> **WHAT IS BEING ASKED**
Copy exactly, please, the lines of the data from its start through the line containing "mean_1080 = [2.9, 9.7, 28.4, 3.1]".

> **RECORD EXCERPTS**

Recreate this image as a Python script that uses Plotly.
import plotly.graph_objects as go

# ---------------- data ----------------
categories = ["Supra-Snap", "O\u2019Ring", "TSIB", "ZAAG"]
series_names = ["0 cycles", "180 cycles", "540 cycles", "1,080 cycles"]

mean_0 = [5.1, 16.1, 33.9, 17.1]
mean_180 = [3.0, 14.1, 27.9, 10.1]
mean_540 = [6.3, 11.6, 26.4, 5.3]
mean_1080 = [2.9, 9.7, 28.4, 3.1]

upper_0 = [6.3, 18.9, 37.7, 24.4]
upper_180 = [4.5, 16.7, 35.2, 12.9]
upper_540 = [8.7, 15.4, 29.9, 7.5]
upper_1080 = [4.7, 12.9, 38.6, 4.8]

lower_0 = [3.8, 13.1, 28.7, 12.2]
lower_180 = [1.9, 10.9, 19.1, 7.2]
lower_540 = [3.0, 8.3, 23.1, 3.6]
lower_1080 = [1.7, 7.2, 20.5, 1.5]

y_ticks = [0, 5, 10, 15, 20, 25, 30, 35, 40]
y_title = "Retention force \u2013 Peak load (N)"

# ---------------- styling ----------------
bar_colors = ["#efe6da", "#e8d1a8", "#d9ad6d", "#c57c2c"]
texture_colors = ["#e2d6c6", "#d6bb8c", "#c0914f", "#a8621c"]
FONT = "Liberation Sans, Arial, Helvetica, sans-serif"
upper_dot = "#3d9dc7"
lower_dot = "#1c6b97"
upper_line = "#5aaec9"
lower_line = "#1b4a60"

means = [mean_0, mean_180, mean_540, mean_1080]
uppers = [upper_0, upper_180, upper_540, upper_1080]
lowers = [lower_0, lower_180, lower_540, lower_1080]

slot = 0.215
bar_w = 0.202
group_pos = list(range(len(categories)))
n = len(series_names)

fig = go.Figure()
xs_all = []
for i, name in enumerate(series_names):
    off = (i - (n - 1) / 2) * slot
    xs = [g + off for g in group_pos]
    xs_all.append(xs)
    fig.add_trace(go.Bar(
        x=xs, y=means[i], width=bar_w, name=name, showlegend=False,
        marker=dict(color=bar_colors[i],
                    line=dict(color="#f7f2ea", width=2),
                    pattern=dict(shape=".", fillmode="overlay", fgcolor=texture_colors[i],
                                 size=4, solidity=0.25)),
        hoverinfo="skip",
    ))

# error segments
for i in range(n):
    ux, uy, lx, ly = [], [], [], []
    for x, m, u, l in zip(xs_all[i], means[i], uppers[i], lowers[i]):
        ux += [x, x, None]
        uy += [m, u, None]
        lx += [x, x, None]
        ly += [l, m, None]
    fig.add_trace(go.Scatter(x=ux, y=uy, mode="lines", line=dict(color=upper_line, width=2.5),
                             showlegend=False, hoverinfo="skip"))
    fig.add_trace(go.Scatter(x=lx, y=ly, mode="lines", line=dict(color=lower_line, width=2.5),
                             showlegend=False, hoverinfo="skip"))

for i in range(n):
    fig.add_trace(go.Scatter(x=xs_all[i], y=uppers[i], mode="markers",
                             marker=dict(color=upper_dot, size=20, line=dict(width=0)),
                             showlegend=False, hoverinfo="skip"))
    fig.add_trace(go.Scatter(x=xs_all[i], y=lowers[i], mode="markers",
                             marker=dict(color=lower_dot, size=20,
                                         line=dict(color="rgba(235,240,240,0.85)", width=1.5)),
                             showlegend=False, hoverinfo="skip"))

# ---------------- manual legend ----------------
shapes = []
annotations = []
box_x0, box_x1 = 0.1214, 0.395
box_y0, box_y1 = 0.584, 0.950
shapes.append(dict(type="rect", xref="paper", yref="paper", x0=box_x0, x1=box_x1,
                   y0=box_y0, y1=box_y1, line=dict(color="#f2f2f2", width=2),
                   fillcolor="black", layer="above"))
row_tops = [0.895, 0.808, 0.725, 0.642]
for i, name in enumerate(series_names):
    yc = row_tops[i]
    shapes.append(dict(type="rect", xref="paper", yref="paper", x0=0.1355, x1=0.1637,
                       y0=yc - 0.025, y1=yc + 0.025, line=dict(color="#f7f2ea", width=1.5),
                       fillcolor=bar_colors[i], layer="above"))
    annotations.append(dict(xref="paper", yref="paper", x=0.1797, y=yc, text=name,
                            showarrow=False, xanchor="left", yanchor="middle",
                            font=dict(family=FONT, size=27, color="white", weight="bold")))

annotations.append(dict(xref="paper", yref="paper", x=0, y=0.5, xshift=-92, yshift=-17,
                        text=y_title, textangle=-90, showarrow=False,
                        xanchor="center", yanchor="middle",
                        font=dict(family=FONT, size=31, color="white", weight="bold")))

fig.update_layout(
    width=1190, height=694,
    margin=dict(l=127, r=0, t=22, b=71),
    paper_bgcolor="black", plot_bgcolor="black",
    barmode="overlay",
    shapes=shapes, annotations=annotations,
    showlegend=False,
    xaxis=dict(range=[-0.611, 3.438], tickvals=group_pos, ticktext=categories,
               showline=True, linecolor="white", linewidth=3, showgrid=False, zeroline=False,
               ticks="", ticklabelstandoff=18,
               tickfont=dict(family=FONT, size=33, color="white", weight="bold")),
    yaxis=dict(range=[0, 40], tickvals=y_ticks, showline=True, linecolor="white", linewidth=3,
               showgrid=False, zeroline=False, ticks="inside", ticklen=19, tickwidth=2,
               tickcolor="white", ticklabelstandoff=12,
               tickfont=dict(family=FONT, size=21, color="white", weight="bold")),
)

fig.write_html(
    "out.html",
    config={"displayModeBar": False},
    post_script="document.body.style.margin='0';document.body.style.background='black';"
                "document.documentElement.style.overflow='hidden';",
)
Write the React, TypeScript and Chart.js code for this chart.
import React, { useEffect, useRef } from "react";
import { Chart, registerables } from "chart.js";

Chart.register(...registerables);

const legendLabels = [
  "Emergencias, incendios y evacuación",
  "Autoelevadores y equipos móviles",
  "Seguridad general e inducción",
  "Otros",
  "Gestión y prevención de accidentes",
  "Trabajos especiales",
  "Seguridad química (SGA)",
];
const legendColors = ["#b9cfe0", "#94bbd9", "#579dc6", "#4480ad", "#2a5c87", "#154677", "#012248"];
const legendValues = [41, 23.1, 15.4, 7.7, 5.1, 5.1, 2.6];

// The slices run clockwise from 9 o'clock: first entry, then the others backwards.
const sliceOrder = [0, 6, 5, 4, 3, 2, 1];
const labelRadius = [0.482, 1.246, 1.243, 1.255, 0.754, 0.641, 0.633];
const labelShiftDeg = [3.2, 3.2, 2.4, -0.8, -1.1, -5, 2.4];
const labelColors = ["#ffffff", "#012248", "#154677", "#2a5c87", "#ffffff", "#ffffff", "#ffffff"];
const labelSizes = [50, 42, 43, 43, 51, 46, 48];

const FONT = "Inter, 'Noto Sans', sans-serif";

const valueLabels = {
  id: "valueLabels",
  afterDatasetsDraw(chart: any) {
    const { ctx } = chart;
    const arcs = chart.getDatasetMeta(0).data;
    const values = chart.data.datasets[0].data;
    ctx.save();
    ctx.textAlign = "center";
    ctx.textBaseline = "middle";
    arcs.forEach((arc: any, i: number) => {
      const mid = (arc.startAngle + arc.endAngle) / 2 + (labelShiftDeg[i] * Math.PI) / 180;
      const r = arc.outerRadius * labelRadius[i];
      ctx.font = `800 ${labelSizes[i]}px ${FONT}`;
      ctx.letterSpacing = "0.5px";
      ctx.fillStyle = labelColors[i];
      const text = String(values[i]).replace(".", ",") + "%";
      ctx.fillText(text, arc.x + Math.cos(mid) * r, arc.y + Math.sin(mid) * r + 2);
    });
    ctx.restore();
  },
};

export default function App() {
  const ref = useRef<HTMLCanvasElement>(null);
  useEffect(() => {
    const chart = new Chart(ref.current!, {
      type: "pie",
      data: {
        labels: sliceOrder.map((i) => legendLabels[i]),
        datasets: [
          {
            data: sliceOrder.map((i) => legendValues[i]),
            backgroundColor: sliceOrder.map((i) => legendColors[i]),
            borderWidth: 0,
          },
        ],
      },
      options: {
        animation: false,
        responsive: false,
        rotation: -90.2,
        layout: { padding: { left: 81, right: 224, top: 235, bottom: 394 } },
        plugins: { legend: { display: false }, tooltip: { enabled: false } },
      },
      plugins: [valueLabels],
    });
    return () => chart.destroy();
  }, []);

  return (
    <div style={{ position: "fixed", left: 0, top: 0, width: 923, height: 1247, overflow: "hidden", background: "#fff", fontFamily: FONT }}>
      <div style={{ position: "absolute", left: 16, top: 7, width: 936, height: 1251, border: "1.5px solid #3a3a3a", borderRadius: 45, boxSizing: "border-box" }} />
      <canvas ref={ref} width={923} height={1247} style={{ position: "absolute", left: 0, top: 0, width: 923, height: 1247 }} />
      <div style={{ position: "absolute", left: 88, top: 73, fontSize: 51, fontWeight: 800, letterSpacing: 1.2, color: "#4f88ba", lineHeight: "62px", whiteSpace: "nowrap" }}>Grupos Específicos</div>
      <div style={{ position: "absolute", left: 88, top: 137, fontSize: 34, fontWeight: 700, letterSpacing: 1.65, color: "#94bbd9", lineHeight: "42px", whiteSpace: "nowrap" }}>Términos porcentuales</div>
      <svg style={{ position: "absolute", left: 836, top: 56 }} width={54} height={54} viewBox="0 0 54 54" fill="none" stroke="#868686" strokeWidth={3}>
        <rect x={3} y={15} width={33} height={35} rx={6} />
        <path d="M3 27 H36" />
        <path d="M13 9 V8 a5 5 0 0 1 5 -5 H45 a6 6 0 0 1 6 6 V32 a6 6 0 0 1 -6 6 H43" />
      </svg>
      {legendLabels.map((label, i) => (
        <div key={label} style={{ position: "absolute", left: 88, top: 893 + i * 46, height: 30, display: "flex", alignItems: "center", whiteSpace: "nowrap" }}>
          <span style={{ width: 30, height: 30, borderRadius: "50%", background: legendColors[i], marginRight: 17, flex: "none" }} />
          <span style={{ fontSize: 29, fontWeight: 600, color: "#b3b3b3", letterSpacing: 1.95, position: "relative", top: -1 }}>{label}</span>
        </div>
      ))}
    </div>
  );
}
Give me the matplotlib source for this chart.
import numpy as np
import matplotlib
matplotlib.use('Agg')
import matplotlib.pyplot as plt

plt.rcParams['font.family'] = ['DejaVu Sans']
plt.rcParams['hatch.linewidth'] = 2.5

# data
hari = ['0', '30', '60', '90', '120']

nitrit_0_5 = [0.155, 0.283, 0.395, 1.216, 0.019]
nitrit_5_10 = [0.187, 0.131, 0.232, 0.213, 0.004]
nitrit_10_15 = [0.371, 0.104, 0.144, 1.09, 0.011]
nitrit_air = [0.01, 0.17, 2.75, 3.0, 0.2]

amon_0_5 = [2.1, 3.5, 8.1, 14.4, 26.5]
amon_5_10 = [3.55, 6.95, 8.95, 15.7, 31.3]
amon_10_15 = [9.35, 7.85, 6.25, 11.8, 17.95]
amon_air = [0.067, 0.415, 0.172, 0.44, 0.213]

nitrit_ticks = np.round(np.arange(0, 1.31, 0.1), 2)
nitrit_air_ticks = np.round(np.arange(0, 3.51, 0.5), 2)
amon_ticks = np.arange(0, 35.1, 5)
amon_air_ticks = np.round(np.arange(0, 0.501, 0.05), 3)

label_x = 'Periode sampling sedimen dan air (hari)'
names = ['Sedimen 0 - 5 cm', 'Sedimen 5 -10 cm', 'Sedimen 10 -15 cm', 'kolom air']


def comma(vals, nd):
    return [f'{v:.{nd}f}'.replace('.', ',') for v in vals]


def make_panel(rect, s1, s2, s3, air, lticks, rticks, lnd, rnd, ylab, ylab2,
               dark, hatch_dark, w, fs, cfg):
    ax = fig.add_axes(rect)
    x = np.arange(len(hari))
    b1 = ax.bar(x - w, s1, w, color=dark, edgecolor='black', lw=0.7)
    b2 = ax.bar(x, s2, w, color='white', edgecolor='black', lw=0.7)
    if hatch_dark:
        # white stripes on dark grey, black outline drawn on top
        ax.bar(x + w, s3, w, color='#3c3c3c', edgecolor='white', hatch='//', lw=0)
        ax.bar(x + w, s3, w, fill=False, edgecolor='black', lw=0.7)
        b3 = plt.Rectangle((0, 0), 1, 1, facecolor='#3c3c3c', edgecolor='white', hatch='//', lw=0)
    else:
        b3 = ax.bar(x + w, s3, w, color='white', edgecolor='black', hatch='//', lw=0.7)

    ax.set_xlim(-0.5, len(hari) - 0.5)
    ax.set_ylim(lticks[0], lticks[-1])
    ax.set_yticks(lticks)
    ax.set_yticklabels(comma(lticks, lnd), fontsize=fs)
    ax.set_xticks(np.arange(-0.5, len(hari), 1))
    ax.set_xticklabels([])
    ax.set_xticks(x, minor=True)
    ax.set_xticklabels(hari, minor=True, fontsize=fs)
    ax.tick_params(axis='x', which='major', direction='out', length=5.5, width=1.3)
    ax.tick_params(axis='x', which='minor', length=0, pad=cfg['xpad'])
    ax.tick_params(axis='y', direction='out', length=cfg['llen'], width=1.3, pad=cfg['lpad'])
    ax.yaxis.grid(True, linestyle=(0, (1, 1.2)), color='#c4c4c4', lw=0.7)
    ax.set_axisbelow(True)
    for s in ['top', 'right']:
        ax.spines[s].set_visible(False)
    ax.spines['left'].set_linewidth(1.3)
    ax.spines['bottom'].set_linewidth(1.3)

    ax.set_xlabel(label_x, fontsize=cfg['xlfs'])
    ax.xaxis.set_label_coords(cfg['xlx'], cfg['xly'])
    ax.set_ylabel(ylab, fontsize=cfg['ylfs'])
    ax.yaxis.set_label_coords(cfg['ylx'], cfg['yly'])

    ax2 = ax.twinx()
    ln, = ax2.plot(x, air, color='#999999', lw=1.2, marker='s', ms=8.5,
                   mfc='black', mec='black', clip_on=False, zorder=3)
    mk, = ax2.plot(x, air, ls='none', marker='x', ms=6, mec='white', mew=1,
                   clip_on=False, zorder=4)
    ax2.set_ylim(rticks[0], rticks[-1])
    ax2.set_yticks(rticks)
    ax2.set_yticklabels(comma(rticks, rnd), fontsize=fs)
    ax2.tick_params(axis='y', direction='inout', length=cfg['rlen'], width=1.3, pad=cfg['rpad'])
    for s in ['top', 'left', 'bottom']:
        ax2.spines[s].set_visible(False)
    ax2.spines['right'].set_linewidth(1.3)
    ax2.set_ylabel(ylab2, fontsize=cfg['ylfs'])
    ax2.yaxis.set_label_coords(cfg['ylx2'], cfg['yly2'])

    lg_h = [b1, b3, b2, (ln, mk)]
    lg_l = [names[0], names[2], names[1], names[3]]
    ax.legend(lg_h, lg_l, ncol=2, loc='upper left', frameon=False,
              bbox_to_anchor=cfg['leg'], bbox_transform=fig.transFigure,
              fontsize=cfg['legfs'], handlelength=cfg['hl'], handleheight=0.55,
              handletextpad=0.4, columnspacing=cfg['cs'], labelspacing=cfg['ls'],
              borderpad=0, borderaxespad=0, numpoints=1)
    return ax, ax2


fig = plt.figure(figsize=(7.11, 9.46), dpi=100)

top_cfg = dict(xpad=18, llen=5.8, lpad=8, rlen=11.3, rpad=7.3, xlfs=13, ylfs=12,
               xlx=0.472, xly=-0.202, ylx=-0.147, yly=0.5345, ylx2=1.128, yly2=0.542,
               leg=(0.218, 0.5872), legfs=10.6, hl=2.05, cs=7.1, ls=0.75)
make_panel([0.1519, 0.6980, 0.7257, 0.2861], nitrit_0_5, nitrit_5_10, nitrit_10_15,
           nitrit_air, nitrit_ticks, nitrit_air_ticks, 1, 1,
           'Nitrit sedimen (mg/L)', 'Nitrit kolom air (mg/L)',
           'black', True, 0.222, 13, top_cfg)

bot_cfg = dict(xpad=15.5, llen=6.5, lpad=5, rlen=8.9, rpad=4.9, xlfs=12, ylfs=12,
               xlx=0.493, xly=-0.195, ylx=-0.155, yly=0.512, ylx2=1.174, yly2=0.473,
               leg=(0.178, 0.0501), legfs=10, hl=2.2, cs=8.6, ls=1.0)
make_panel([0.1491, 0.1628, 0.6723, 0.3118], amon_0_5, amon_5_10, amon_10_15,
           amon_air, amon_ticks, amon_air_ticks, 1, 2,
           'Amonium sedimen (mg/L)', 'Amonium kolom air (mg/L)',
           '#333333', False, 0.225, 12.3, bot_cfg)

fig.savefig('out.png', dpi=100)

> **THE RESPONSE**
Recreate this image as a Python script that uses Plotly.
import plotly.graph_objects as go

# ---------------- data ----------------
categories = ["Supra-Snap", "O\u2019Ring", "TSIB", "ZAAG"]
series_names = ["0 cycles", "180 cycles", "540 cycles", "1,080 cycles"]

mean_0 = [5.1, 16.1, 33.9, 17.1]
mean_180 = [3.0, 14.1, 27.9, 10.1]
mean_540 = [6.3, 11.6, 26.4, 5.3]
mean_1080 = [2.9, 9.7, 28.4, 3.1]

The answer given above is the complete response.